While many quilters were in Houston earlier this month, and now are blogging about all the neat things they've seen, I've been home, thinking about that remark by Haydn.  I love to go to quilt shows, museums and galleries, each with its particular set of attractions.  I always come home with my head spinning, full of ideas and connections, on an adrenaline high.  But it's a tossup whether that energy will translate into a burst of productivity in the studio, or leave me too excited to accomplish much of my own work.

I think it's excellent advice to artists that they should look at other people's art, and that they should seek out companionship and support from other artists.  I do a lot of that myself, whether in person or indirectly.  Technology and the internet have made it possible to be in close contact with artists around the world, whether you make them your virtual friends or simply keep up with their work.  And the old-fashioned ways such as library books are still as valid as ever.

But maybe there comes a time when you have to just go into your studio all by yourself and make art.  For all you lucky enough to go to Houston this year, that's your challenge.  For those of us who stayed home, that's our challenge too.


  1. Solitude and silence are much under-rated in our busy world - but essential, I find for the appreciation of complete balance in my own working as well as so many other aspects of contentment and general 'digestion'.

  2. Sometimes it's really easy to "adopt" another's style, if it has made a strong impact on one's brain.. I made the mistake of buying a book by a well-known and very distinctively-styled quilter a few years ago.. Three quilts later, I put it on the shelf and daren't go near it.. I had to trash the quilts too..
    It's a measure for me of greatness in an artist if they inspire me to work, but not to copy


  3. I agree with you and sometimes this can be so hard and it also goes in waves i.e. sometimes it feels like it really works and other times it feels like treading water!

    I love art books, galleries and the online world although at times it feels very overwhelming as there is so much!

    I've got a couple of questions going on over on my blog if you have any time at all to hop over, that'd be fab! :)


  4. I don't want to be influenced by someone's style by taking a class or workshop so I never have and never will. I can say that I have been influenced by seeing work by others, but it has help me clarify the direction I want to go with my serious work.

  5. At certain times it feels right to go out into the world and absorb as much art as my brain can handle, and other times either I'm on "overwhelm" and have to back away.
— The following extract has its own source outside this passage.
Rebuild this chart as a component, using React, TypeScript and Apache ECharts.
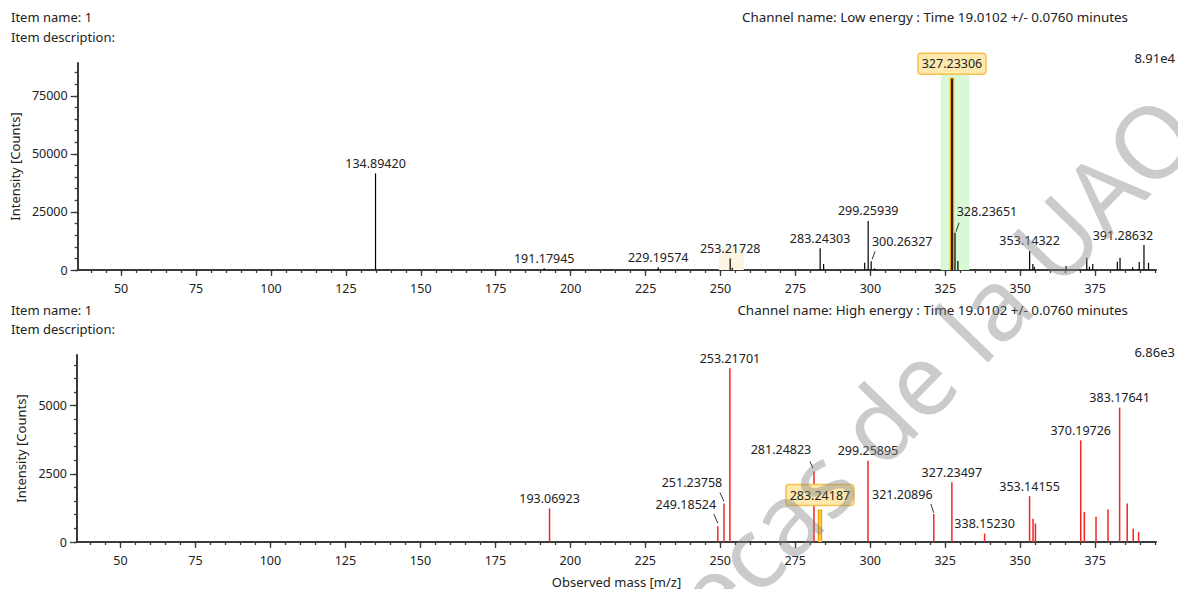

Then there are the times in between when it's just right and my own ideas start flowing. I think that my subconscious needs time to process all the "stuff" and assimilate it into art that is my own.

  6. I am so enjoying being isolated right now, and working harder than ever.

    I DID just spend nearly three weeks in Europe, and then after ten days, another two weeks at a textile I think that the contrast and the left over stimulation has something to do with my craving for peace and solitude and inner stuff.

    And WORK. I've started two new pieces, and have made huge inroads in finishing old ones.

    p.s. Those books you have pictured in this post are all you need, aren't they?

    Love your blog.

  7. Solitude also gives time for the run-up to the actual making ... the mulling time, the looking-around time, and the straightening-up-the-room time ... sometimes the whole day passes in various run-up activities while the mind prepares itself for the spark-to-action to land.